The bar was crowded for a Sunday, but the five of us squeezed around a
Taxi
pinball and a
Twilight Zone
pinball with a pitcher of beer. The whole night was exactly like the
Twilight Zone
, like I was back in college without a care or worry in the world. It was so not the New York I imagined before I moved here, but this bar was a nice mix of home and New York. It was comfortable, and comfort was exactly what I needed considering the roller coaster I had been riding lately.

Of course, it all came crashing down when I went up to the bar for another pitcher. People, primarily men, were filling all the space around the small wooden bar. I squeezed in the first break I saw in the crowd, which trapped me between two stools. I didn’t think twice about being this close to anyone. I was used to crowded bars. My college roommate was in a band for goodness’ sake. We were at the bar almost every weekend. Any time a guy would get handsy, I would slyly move away and tell him no. Maggie used to tell me that I could joke my way out of any situation, and I always knew if jokes weren’t enough, a swift knee to the nuts would work.

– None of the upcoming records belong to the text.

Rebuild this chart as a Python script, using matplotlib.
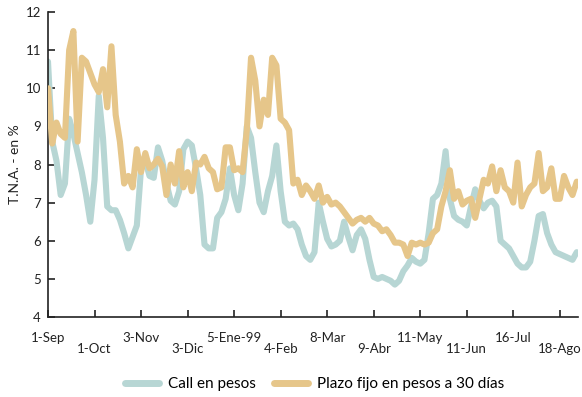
import matplotlib
matplotlib.use("Agg")
import matplotlib.pyplot as plt
import numpy as np

plt.rcParams['font.family'] = ['Lato', 'DejaVu Sans']

tick_labels = ["1-Sep", "1-Oct", "3-Nov", "3-Dic", "5-Ene-99", "4-Feb",
               "8-Mar", "9-Abr", "11-May", "11-Jun", "16-Jul", "18-Ago"]
samples_per_tick = 11

call_pesos = [
    10.7, 8.6, 8.1, 7.2, 7.5, 9.2, 8.8, 8.3, 7.8, 7.2,
    6.5, 7.6, 9.8, 8.7, 6.9, 6.8, 6.8, 6.55, 6.2, 5.8,
    6.1, 6.4, 7.9, 8.1, 7.7, 7.65, 8.45, 8.1, 7.5, 7.05,
    6.95, 7.3, 8.4, 8.6, 8.5, 7.9, 7.2, 5.9, 5.8, 5.8,
    6.6, 6.75, 7.1, 7.9, 7.2, 6.8, 7.5, 9.0, 8.7, 7.8,
    7.0, 6.75, 7.3, 7.7, 8.5, 7.3, 6.5, 6.4, 6.45, 6.3,
    5.9, 5.6, 5.5, 5.7, 7.0, 6.5, 6.05, 5.85, 5.9, 6.0,
    6.5, 6.1, 5.75, 6.15, 6.3, 6.05, 5.5, 5.05, 5.0, 5.05,
    5.0, 4.95, 4.85, 4.95, 5.2, 5.35, 5.55, 5.45, 5.4, 5.5,
    6.2, 7.1, 7.2, 7.5, 8.35, 7.1, 6.65, 6.55, 6.5, 6.4,
    6.9, 7.35, 7.05, 6.85, 7.0, 7.05, 6.9, 6.0, 5.9, 5.8,
    5.6, 5.4, 5.3, 5.3, 5.45, 6.0, 6.65, 6.7, 6.2, 5.9,
    5.7, 5.65, 5.6, 5.55, 5.5, 5.7,
]

plazo_fijo = [
    10.0, 8.55, 9.1, 8.8, 8.7, 11.0, 11.5, 8.6, 10.8, 10.7,
    10.4, 10.1, 9.9, 10.5, 9.5, 11.1, 9.3, 8.6, 7.5, 7.7,
    7.4, 8.4, 7.8, 8.3, 7.9, 8.0, 8.15, 7.95, 7.2, 8.0,
    7.5, 8.35, 7.4, 7.8, 7.3, 8.05, 8.0, 8.2, 7.9, 7.8,
    7.35, 7.4, 8.45, 8.45, 7.85, 7.9, 7.8, 8.9, 10.8, 10.2,
    9.0, 9.7, 9.3, 10.8, 10.6, 9.2, 9.1, 8.9, 7.5, 7.6,
    7.2, 7.45, 7.3, 7.1, 7.45, 7.0, 7.15, 6.95, 7.0, 6.9,
    6.75, 6.6, 6.45, 6.55, 6.6, 6.5, 6.6, 6.45, 6.4, 6.25,
    6.3, 6.15, 5.95, 5.95, 5.9, 5.6, 5.95, 5.9, 5.95, 5.9,
    5.95, 6.2, 6.3, 6.9, 7.3, 7.85, 7.1, 7.3, 6.95, 7.05,
    7.1, 6.6, 7.1, 7.6, 7.5, 7.95, 7.3, 7.85, 7.4, 7.3,
    7.0, 8.05, 6.9, 7.2, 7.4, 7.5, 8.3, 7.3, 7.4, 7.9,
    7.1, 7.1, 7.7, 7.4, 7.2, 7.55,
]

call_color = "#b7d6d4"
plazo_color = "#e6c68a"

fig = plt.figure(figsize=(5.82, 3.97), dpi=100)
ax = fig.add_axes([48/582, 80/397, 530/582, 305/397])

x_call = np.arange(len(call_pesos))
x_plazo = np.arange(len(plazo_fijo))
ax.plot(x_call, call_pesos, color=call_color, lw=4.4, solid_joinstyle='round',
        solid_capstyle='round', label="Call en pesos", zorder=2)
ax.plot(x_plazo, plazo_fijo, color=plazo_color, lw=4.4, solid_joinstyle='round',
        solid_capstyle='round', label="Plazo fijo en pesos a 30 días", zorder=3)

ax.set_ylim(4, 12)
ax.set_yticks(range(4, 13))
ax.set_xlim(0, 125.3)

pos = [i * samples_per_tick for i in range(len(tick_labels))]
ax.set_xticks(pos[0::2])
ax.set_xticklabels(tick_labels[0::2])
ax.set_xticks(pos[1::2], minor=True)
ax.set_xticklabels(tick_labels[1::2], minor=True)

for s in ["top", "right"]:
    ax.spines[s].set_visible(False)
for s in ["left", "bottom"]:
    ax.spines[s].set_linewidth(1.2)
    ax.spines[s].set_color("#222222")

ax.tick_params(axis='x', which='major', direction='in', length=5, width=1.2,
               pad=11, labelsize=9.5, colors="#222222")
ax.tick_params(axis='x', which='minor', direction='in', length=5, width=1.2,
               pad=19, labelsize=9.5, colors="#222222")
ax.tick_params(axis='y', direction='in', length=5, width=1.2, pad=5,
               labelsize=9.5, colors="#222222")

ax.set_ylabel("T.N.A. - en %", fontsize=10, color="#222222")
ax.yaxis.set_label_coords(-0.051, 0.5)

leg = fig.legend(loc='center', bbox_to_anchor=(0.541, 0.032), ncol=2,
                 frameon=False, fontsize=11, handlelength=2.2,
                 columnspacing=1.2, handletextpad=0.6)
for line in leg.get_lines():
    line.set_linewidth(5)

fig.savefig("out.png", dpi=100)
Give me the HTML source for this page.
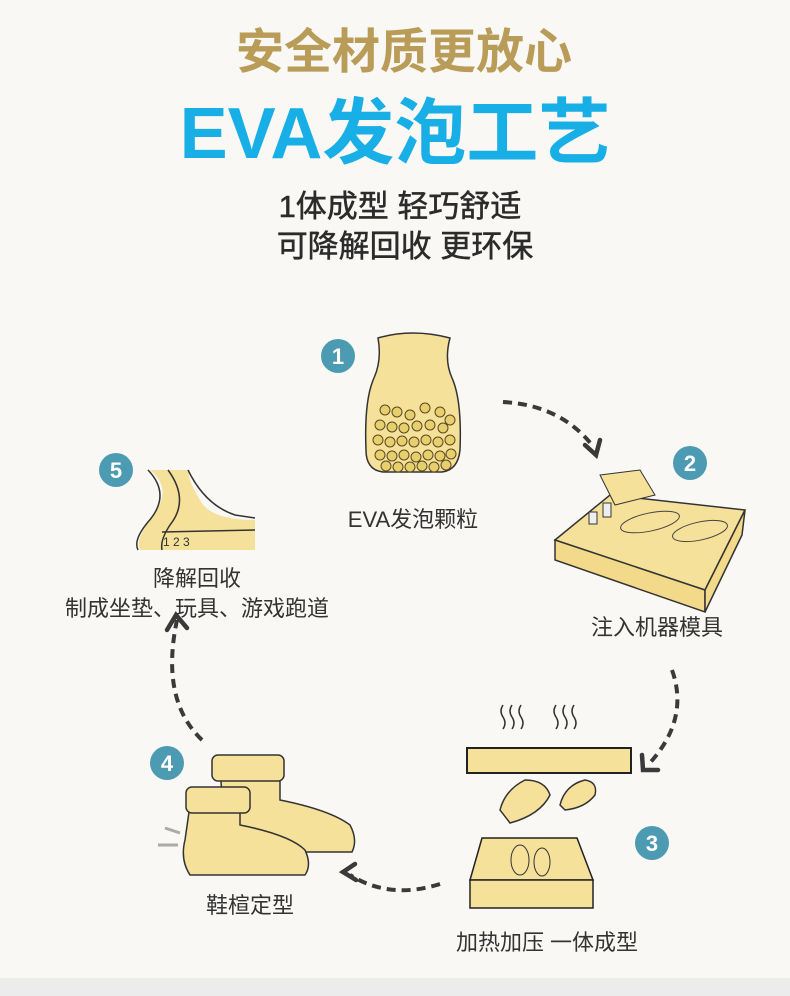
<!DOCTYPE html>
<html><head><meta charset="utf-8"><style>
html,body{margin:0;padding:0;background:#f9f8f5;}
svg{display:block}
text{font-family:"Liberation Sans","Noto Sans CJK SC",sans-serif;}
</style></head><body>
<svg width="790" height="996" viewBox="0 0 790 996" xmlns="http://www.w3.org/2000/svg">
<rect width="790" height="996" fill="#f9f8f5"/>
<rect y="978" width="790" height="18" fill="#ececec"/>
<text x="404" y="68" font-size="48" font-weight="bold" fill="#b89c58" text-anchor="middle">安全材质更放心</text>
<text x="395" y="158" font-size="72" fill="#18aee6" text-anchor="middle" font-weight="bold">EVA发泡工艺</text>
<text x="400" y="217" font-size="31" fill="#2b2b2b" text-anchor="middle" stroke="#2b2b2b" stroke-width="0.5">1体成型  轻巧舒适</text>
<text x="405" y="257" font-size="31" fill="#2b2b2b" text-anchor="middle" stroke="#2b2b2b" stroke-width="0.5">可降解回收 更环保</text>

<g fill="#4d9bb2"><circle cx="338" cy="356" r="17"/><circle cx="690" cy="463" r="17"/><circle cx="116" cy="470" r="17"/><circle cx="167" cy="763" r="17"/><circle cx="652" cy="843" r="17"/></g>
<g fill="#fff" font-size="22" font-weight="bold" text-anchor="middle"><text x="338" y="364">1</text><text x="690" y="471">2</text><text x="116" y="478">5</text><text x="167" y="771">4</text><text x="652" y="851">3</text></g>

<!-- jar -->
<path d="M378 338 Q412 328 450 338 Q444 360 452 378 Q462 400 460 450 Q458 470 442 472 L383 472 Q366 470 366 450 Q364 400 374 378 Q382 360 378 338Z" fill="#f6e19a" stroke="#333" stroke-width="1.5"/>
<g fill="#e8cf6e" stroke="#5a4a20" stroke-width="1">
<circle cx="385" cy="410" r="5"/><circle cx="397" cy="412" r="5"/><circle cx="410" cy="415" r="5"/><circle cx="425" cy="408" r="5"/><circle cx="440" cy="412" r="5"/><circle cx="450" cy="420" r="5"/>
<circle cx="380" cy="425" r="5"/><circle cx="392" cy="427" r="5"/><circle cx="404" cy="428" r="5"/><circle cx="417" cy="426" r="5"/><circle cx="430" cy="425" r="5"/><circle cx="443" cy="428" r="5"/>
<circle cx="378" cy="440" r="5"/><circle cx="390" cy="442" r="5"/><circle cx="402" cy="441" r="5"/><circle cx="414" cy="442" r="5"/><circle cx="426" cy="440" r="5"/><circle cx="438" cy="442" r="5"/><circle cx="450" cy="440" r="5"/>
<circle cx="380" cy="455" r="5"/><circle cx="392" cy="456" r="5"/><circle cx="404" cy="455" r="5"/><circle cx="416" cy="457" r="5"/><circle cx="428" cy="455" r="5"/><circle cx="440" cy="456" r="5"/><circle cx="451" cy="454" r="5"/>
<circle cx="386" cy="466" r="5"/><circle cx="398" cy="467" r="5"/><circle cx="410" cy="467" r="5"/><circle cx="422" cy="466" r="5"/><circle cx="434" cy="467" r="5"/><circle cx="446" cy="465" r="5"/></g>
<text x="413" y="527" font-size="22" fill="#333" text-anchor="middle">EVA发泡颗粒</text>

<!-- mold 2 -->
<path d="M555 540 L610 495 L745 510 L705 590 Z" fill="#f6e19a" stroke="#333" stroke-width="1.5"/>
<path d="M555 540 L555 560 L705 612 L705 590Z" fill="#f3d98a" stroke="#333" stroke-width="1.5"/>
<path d="M705 590 L745 510 L742 535 L705 612Z" fill="#f3d98a" stroke="#333" stroke-width="1.5"/>
<ellipse cx="650" cy="522" rx="30" ry="9" fill="none" stroke="#444" transform="rotate(-12 650 522)"/>
<ellipse cx="700" cy="531" rx="28" ry="9" fill="none" stroke="#444" transform="rotate(-12 700 531)"/>
<path d="M600 475 L640 470 L655 495 L615 505Z" fill="#f6e19a" stroke="#333"/>
<rect x="589" y="512" width="8" height="12" fill="#eee" stroke="#333"/><rect x="603" y="503" width="8" height="14" fill="#eee" stroke="#333"/>
<text x="657" y="635" font-size="22" fill="#333" text-anchor="middle">注入机器模具</text>

<!-- track 5 -->
<path d="M150 470 Q175 490 150 520 Q135 540 140 550 L255 550 L255 520 Q210 520 200 500 Q185 475 190 470Z" fill="#f6e19a"/>
<g fill="none" stroke="#333" stroke-width="1.5"><path d="M148 470 Q172 495 148 522 Q133 540 138 550"/><path d="M168 470 Q190 500 170 525 Q160 540 162 550"/><path d="M188 470 Q205 505 235 515 L255 518"/><path d="M162 532 L255 530"/></g>
<text x="163" y="546" font-size="12" fill="#333">1  2  3</text>
<text x="197" y="586" font-size="22" fill="#333" text-anchor="middle">降解回收</text>
<text x="197" y="616" font-size="22" fill="#333" text-anchor="middle">制成坐垫、玩具、游戏跑道</text>

<!-- press 3 -->
<rect x="467" y="748" width="164" height="25" fill="#f6e19a" stroke="#222" stroke-width="2"/>
<g fill="none" stroke="#333" stroke-width="1.5"><path d="M503 705 q-4 6 0 12 q4 6 0 12"/><path d="M512 705 q-4 6 0 12 q4 6 0 12"/><path d="M521 705 q-4 6 0 12 q4 6 0 12"/><path d="M556 705 q-4 6 0 12 q4 6 0 12"/><path d="M565 705 q-4 6 0 12 q4 6 0 12"/><path d="M574 705 q-4 6 0 12 q4 6 0 12"/></g>
<path d="M500 810 Q505 790 525 780 Q545 780 550 795 Q540 815 510 823Z" fill="#f6e19a" stroke="#333" stroke-width="1.5"/>
<path d="M560 805 Q565 785 585 780 Q598 782 595 795 Q585 808 565 810Z" fill="#f6e19a" stroke="#333" stroke-width="1.5"/>
<path d="M470 880 L482 838 L577 838 L593 880Z" fill="#f6e19a" stroke="#222" stroke-width="1.5"/>
<rect x="470" y="880" width="123" height="28" fill="#f6e19a" stroke="#222" stroke-width="1.5"/>
<ellipse cx="520" cy="860" rx="9" ry="15" fill="none" stroke="#333"/><ellipse cx="542" cy="862" rx="8" ry="14" fill="none" stroke="#333"/>
<text x="547" y="950" font-size="22" fill="#333" text-anchor="middle">加热加压 一体成型</text>

<!-- shoes 4 -->
<path d="M220 770 L280 770 L280 800 Q330 810 350 825 Q358 840 352 852 L240 852 Q225 845 225 830Z" fill="#f6e19a" stroke="#333" stroke-width="1.5"/>
<rect x="212" y="755" width="72" height="26" rx="6" fill="#f6e19a" stroke="#333" stroke-width="1.5"/>
<path d="M190 805 L240 805 L240 825 Q290 835 305 850 Q312 865 305 875 L190 875 Q180 860 185 840Z" fill="#f6e19a" stroke="#333" stroke-width="1.5"/>
<rect x="186" y="787" width="64" height="26" rx="6" fill="#f6e19a" stroke="#333" stroke-width="1.5"/>
<path d="M165 828 l15 5 M158 845 l20 0" stroke="#aaa" stroke-width="3"/>
<text x="250" y="913" font-size="22" fill="#333" text-anchor="middle">鞋楦定型</text>

<!-- dashed arrows -->
<g fill="none" stroke="#3a3a3a" stroke-width="4" stroke-dasharray="9 6">
<path d="M503 402 Q560 405 592 445"/>
<path d="M672 670 Q690 720 648 765"/>
<path d="M440 884 Q390 900 350 875"/>
<path d="M202 740 Q160 700 177 620"/>
</g>
<g fill="none" stroke="#3a3a3a" stroke-width="4.5" stroke-linecap="round">
<path d="M585 445 L596 455 L600 440"/>
<path d="M642 755 L643 770 L658 770"/>
<path d="M355 864 L343 872 L356 880"/>
<path d="M167 630 L176 615 L187 628"/>
</g>
</svg>
</body></html>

Never fearing men before, it surprised me when someone pressed against my back while I was waiting. I knew instantly it wasn’t Seth, Michael, or Tony. The guy was too short. Hair rose on the back of my neck and a feeling of uneasiness spread throughout my body. When his arm wrapped around me, I tried to squeeze out of the way. His hand pressed against my waist forcing me back against his body and what was definitely not a banana in his pocket.

“Let me get out of your way,” I shouted over the noise of the bar and bells and whistles of the pinball machines.

“You’re not in my way,” he said in my ear and pressed me harder against the bar. I knew I had to get away right then.
Screw the pitcher
. It was suddenly too hot and too crowded in the bar. I could feel the panic rising, and I literally had to remind myself not to be a drama queen and scream. This wasn’t like me. My brain was telling me to pull out one of my old tricks to get away, but my mouth and body were not responding like they used to do.

“Where’re you going, sweetheart?” the guy asked, pronouncing the pet name like
sweethaht
. I could smell the beer on his breath as he spoke against my cheek. The second his lips touched my face, my back went ramrod straight, and I froze.

“My boyfriend and brother,” I blurted out, hoping he’d let me go.

“I can be your boyfriend tonight.” His hand was starting to wander down to my jeans, over my rear, so I tried again to get away. I elbowed and fought in the small space he allowed me to move. He held tighter. I told him to let go. He responded with a tighter grip and a maniacal chuckle. 

This wasn’t right. It wasn’t like those times a drunken guy’s hand wandered too low or a guy didn’t get the first hint. This guy’s grip told me he could hurt me, just like Jameson had.
Jameson.
The reminder of what happened was too much, and I rapidly started to beg. “Please let me go.” If he didn’t, I was going to have to resort to screaming.

He didn’t even loosen his hold in the slightest when the guy next to us started to take notice of my plea.

“Maybe you should do what she says,” the guy next to us told him.

The one holding me didn’t take his unfocused eyes off me while he told the other guy, “Mind your own fucking business.” One hand gripped me tightly while the other traveled the front of my jeans past my zipper getting closer and closer to a place he had no right to touch. I worked harder now to squirm away, and just as I broke free from his arm around my waist, I saw the pair of black boots. A calm, commanding voice followed with, “Let her go, asshole.”